Termite colonies have been found to thrive and reproduce without males, new research from the University of Sydney reveals.
The findings provide new evidence that males aren't required to maintain some advanced animal populations. They add momentum to questions about the impact and function of males in animal societies.
It is well known that many hymenopteran insect species -- which include bees and ants -- are essentially all-female societies. But termites are from a different insect order and typically contain male and female reproductives and workers.
Population analysis by a team of researchers -- including Professor Nathan Lo and postdoctoral researcher Dr Toshihisa Yoshiro from the University's School of Life and Environmental Sciences -- has for the first time identified termite colonies that completely lack males.
Findings published in BMC Biology today showed six of 10 termite populations scrutinized by the researchers in Japan were entirely comprised of asexual females. Aside from a lack of males, the colonies' queens contained no sperm in their sperm storage organs and their eggs remained unfertilised. Furthermore, there was no significant difference in the hatching rate of these unfertilised eggs and that of fertilised eggs among mixed-sex termite populations.

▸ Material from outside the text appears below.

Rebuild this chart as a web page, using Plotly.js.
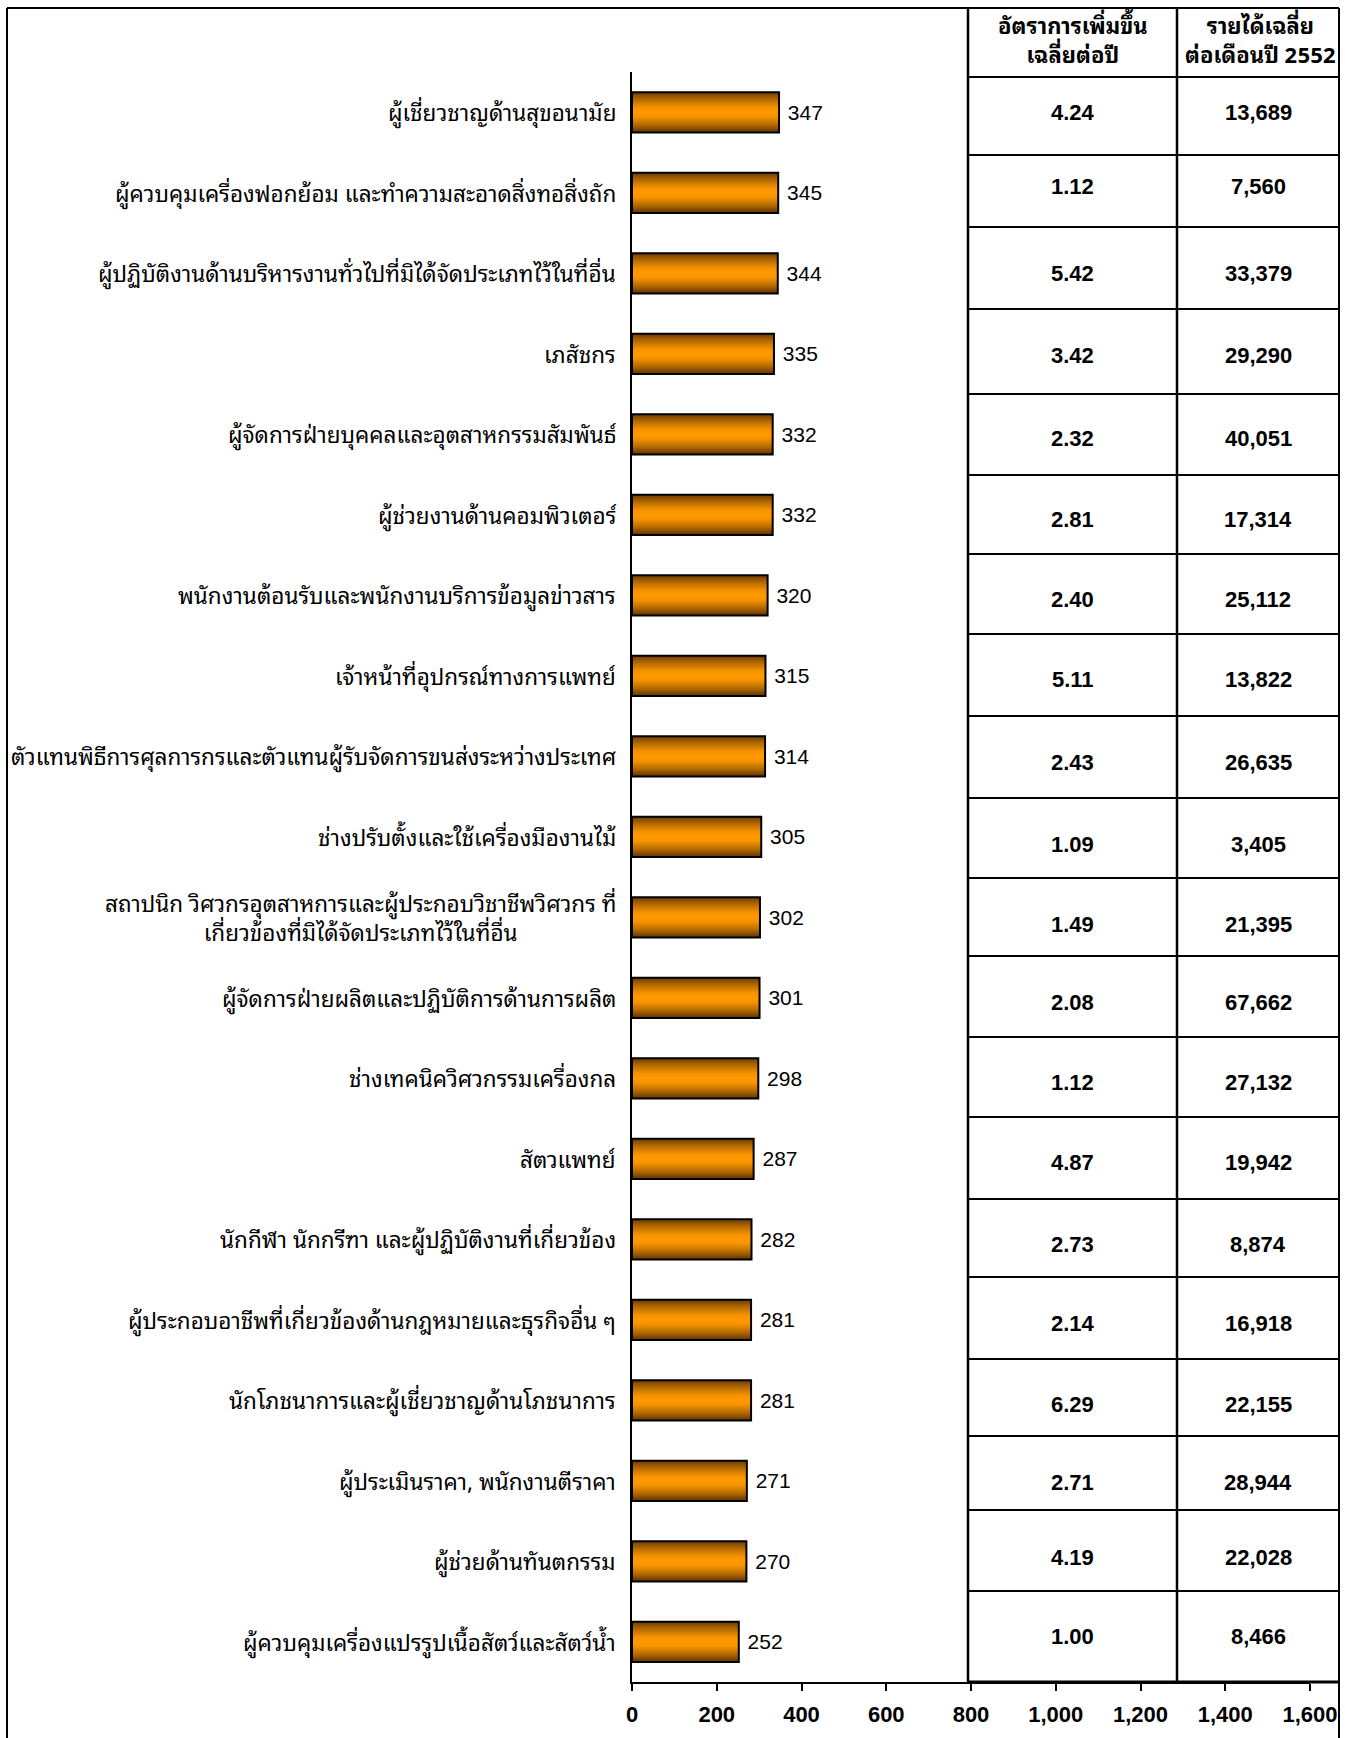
<!DOCTYPE html>
<html>
<head>
<meta charset="utf-8">
<script src="https://cdn.plot.ly/plotly-3.0.1.min.js"></script>
<style>
  html, body { margin: 0; padding: 0; background: #ffffff; }
  #chart { width: 1345px; height: 1738px; }
</style>
</head>
<body>
<div id="chart"></div>
<script>
// ---------------- DATA ----------------
const categories = [
  'ผู้เชี่ยวชาญด้านสุขอนามัย',
  'ผู้ควบคุมเครื่องฟอกย้อม และทำความสะอาดสิ่งทอสิ่งถัก',
  'ผู้ปฏิบัติงานด้านบริหารงานทั่วไปที่มิได้จัดประเภทไว้ในที่อื่น',
  'เภสัชกร',
  'ผู้จัดการฝ่ายบุคคลและอุตสาหกรรมสัมพันธ์',
  'ผู้ช่วยงานด้านคอมพิวเตอร์',
  'พนักงานต้อนรับและพนักงานบริการข้อมูลข่าวสาร',
  'เจ้าหน้าที่อุปกรณ์ทางการแพทย์',
  'ตัวแทนพิธีการศุลการกรและตัวแทนผู้รับจัดการขนส่งระหว่างประเทศ',
  'ช่างปรับตั้งและใช้เครื่องมืองานไม้',
  'สถาปนิก วิศวกรอุตสาหการและผู้ประกอบวิชาชีพวิศวกร ที่<br>เกี่ยวข้องที่มิได้จัดประเภทไว้ในที่อื่น',
  'ผู้จัดการฝ่ายผลิตและปฏิบัติการด้านการผลิต',
  'ช่างเทคนิควิศวกรรมเครื่องกล',
  'สัตวแพทย์',
  'นักกีฬา นักกรีฑา และผู้ปฏิบัติงานที่เกี่ยวข้อง',
  'ผู้ประกอบอาชีพที่เกี่ยวข้องด้านกฎหมายและธุรกิจอื่น ๆ',
  'นักโภชนาการและผู้เชี่ยวชาญด้านโภชนาการ',
  'ผู้ประเมินราคา, พนักงานตีราคา',
  'ผู้ช่วยด้านทันตกรรม',
  'ผู้ควบคุมเครื่องแปรรูปเนื้อสัตว์และสัตว์น้ำ'
];
const counts = [347, 345, 344, 335, 332, 332, 320, 315, 314, 305, 302, 301, 298, 287, 282, 281, 281, 271, 270, 252];
const growthRate = [4.24, 1.12, 5.42, 3.42, 2.32, 2.81, 2.40, 5.11, 2.43, 1.09, 1.49, 2.08, 1.12, 4.87, 2.73, 2.14, 6.29, 2.71, 4.19, 1.00];
const income2552 = [13689, 7560, 33379, 29290, 40051, 17314, 25112, 13822, 26635, 3405, 21395, 67662, 27132, 19942, 8874, 16918, 22155, 28944, 22028, 8466];
const headerGrowth = ['อัตราการเพิ่มขึ้น', 'เฉลี่ยต่อปี'];
const headerIncome = ['รายได้เฉลี่ย', 'ต่อเดือนปี 2552'];
const xTickValues = [0, 200, 400, 600, 800, 1000, 1200, 1400, 1600];
const xTickLabels = ['0', '200', '400', '600', '800', '1,000', '1,200', '1,400', '1,600'];

// ---------------- LAYOUT GEOMETRY (pixels) ----------------
const PL = 632, PR = 1310, PT = 72, PB = 1682;
const px2x = px => (px - PL) / (PR - PL);
const px2y = py => (PB - py) / (PB - PT);

const tableLeft = 968, tableMid = 1177, tableRight = 1339, tableTop = 8;
const rowLines = [77, 155, 227, 309, 394, 475, 554, 634, 716, 798, 878, 956, 1037, 1117, 1199, 1277, 1359, 1436, 1510, 1591, 1682];
const cellTextY = [113, 187, 273, 355, 439, 519, 599, 679, 762, 844, 924, 1002, 1082, 1162, 1244, 1323, 1404, 1482, 1557, 1636];

const thaiFont = "Tahoma, 'Noto Sans Thai Looped', Loma, Garuda, 'Noto Sans Thai', 'Noto Sans', 'DejaVu Sans', sans-serif";
const arialFont = "'Liberation Sans', Arial, sans-serif";

const shapes = [];
function line(x0, y0, x1, y1, w) {
  shapes.push({type: 'line', xref: 'paper', yref: 'paper', layer: 'above',
    x0: px2x(x0), y0: px2y(y0), x1: px2x(x1), y1: px2y(y1),
    line: {color: '#000000', width: w}});
}
// outer frame
line(7, 8, 7, 1745, 2);
line(7, 8, 1339, 8, 2);
line(1339, 8, 1339, 1745, 2);
// table
line(tableLeft, tableTop, tableLeft, PB, 2.5);
line(tableMid, tableTop, tableMid, PB, 2.5);
rowLines.forEach((r, i) => line(tableLeft, r, tableRight, r, i === rowLines.length - 1 ? 3 : 2.2));

const annotations = [];
// category labels
categories.forEach(c => {
  annotations.push({
    xref: 'paper', yref: 'y', x: 0, y: c, xanchor: 'right', yanchor: 'middle',
    xshift: -14, yshift: 1, text: c, showarrow: false, align: 'center',
    font: {family: thaiFont, size: 22.5, color: '#000000'}
  });
});
// table headers
function headerText(lines, cx) {
  annotations.push({xref: 'paper', yref: 'paper', x: px2x(cx), y: px2y(39), xanchor: 'center', yanchor: 'middle',
    text: lines.join('<br>'), showarrow: false, align: 'center',
    font: {family: thaiFont, size: 22, weight: 'bold', color: '#000000'}});
}
headerText(headerGrowth, (tableLeft + tableMid) / 2);
headerText(headerIncome, (tableMid + tableRight) / 2 + 2);
// table cells
growthRate.forEach((g, i) => {
  annotations.push({xref: 'paper', yref: 'paper', x: px2x((tableLeft + tableMid) / 2), y: px2y(cellTextY[i]),
    xanchor: 'center', yanchor: 'middle', text: g.toFixed(2), showarrow: false,
    font: {family: arialFont, size: 22, weight: 'bold', color: '#000000'}});
  annotations.push({xref: 'paper', yref: 'paper', x: px2x((tableMid + tableRight) / 2), y: px2y(cellTextY[i]),
    xanchor: 'center', yanchor: 'middle', text: income2552[i].toLocaleString('en-US'), showarrow: false,
    font: {family: arialFont, size: 22, weight: 'bold', color: '#000000'}});
});

const trace = {
  type: 'bar', orientation: 'h',
  y: categories, x: counts,
  width: 0.5,
  marker: {color: '#ff9900', line: {color: '#000000', width: 2}},
  text: counts.map(v => '\u00a0' + v), textposition: 'outside', cliponaxis: false,
  textfont: {family: arialFont, size: 21, color: '#000000'},
  hoverinfo: 'x+y'
};

const layout = {
  width: 1345, height: 1738,
  margin: {l: PL, r: 1345 - PR, t: PT, b: 1738 - PB, pad: 0},
  paper_bgcolor: '#ffffff', plot_bgcolor: 'rgba(0,0,0,0)',
  showlegend: false,
  xaxis: {
    range: [0, 1600], tickvals: xTickValues, ticktext: xTickLabels,
    showgrid: false, zeroline: false, showline: true, linecolor: '#000000', linewidth: 2,
    ticks: 'outside', ticklen: 7, tickwidth: 2, tickcolor: '#000000', ticklabelstandoff: 5,
    tickfont: {family: arialFont, size: 22, weight: 'bold', color: '#000000'}
  },
  yaxis: {
    type: 'category', autorange: 'reversed', showticklabels: false,
    showgrid: false, zeroline: false, showline: true, linecolor: '#000000', linewidth: 2, ticks: ''
  },
  shapes: shapes,
  annotations: annotations
};

Plotly.newPlot('chart', [trace], layout, {displayModeBar: false, staticPlot: true}).then(gd => {
  const svg = gd.querySelector('svg.main-svg');
  const ns = 'http://www.w3.org/2000/svg';
  let defs = svg.querySelector('defs');
  if (!defs) { defs = document.createElementNS(ns, 'defs'); svg.insertBefore(defs, svg.firstChild); }
  const grad = document.createElementNS(ns, 'linearGradient');
  grad.setAttribute('id', 'barGrad');
  grad.setAttribute('x1', '0'); grad.setAttribute('y1', '0');
  grad.setAttribute('x2', '0'); grad.setAttribute('y2', '1');
  [['0', '#6a3a00'], ['0.18', '#b46a00'], ['0.38', '#f59200'], ['0.5', '#ff9a00'], ['0.62', '#f59200'], ['0.82', '#b06800'], ['1', '#5e3300']]
    .forEach(([o, c]) => {
      const s = document.createElementNS(ns, 'stop');
      s.setAttribute('offset', o); s.setAttribute('stop-color', c);
      grad.appendChild(s);
    });
  defs.appendChild(grad);
  gd.querySelectorAll('.barlayer .point path').forEach(p => { p.style.fill = 'url(#barGrad)'; });
});
</script>
</body>
</html>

All the populations studied were of the Glyptotermes nakajimai species based in Japan. This species typically inhabits forest areas and is not considered a pest.
"These results demonstrate males are not essential for the maintenance of animal societies in which they previously played an active social role," said Professor Lo.
The occasional development of unfertilised eggs in mixed-sex colonies suggests asexual female populations may have evolved from their mixed-sex counterparts.
Professor Lo says asexual reproduction could allow termites to successfully adapt to a range of new environments.
"All else being equal, asexual populations grow at twice the rate of sexual populations because only females are required to reproduce. This increased growth rate of colonies makes it easier for populations to entrench themselves in new environments."
While it is possible some of the 276 termite species in Australia, among the most primitive and ecologically diverse in the world, reproduce asexually further research is required to determine this, Dr Yashiro said.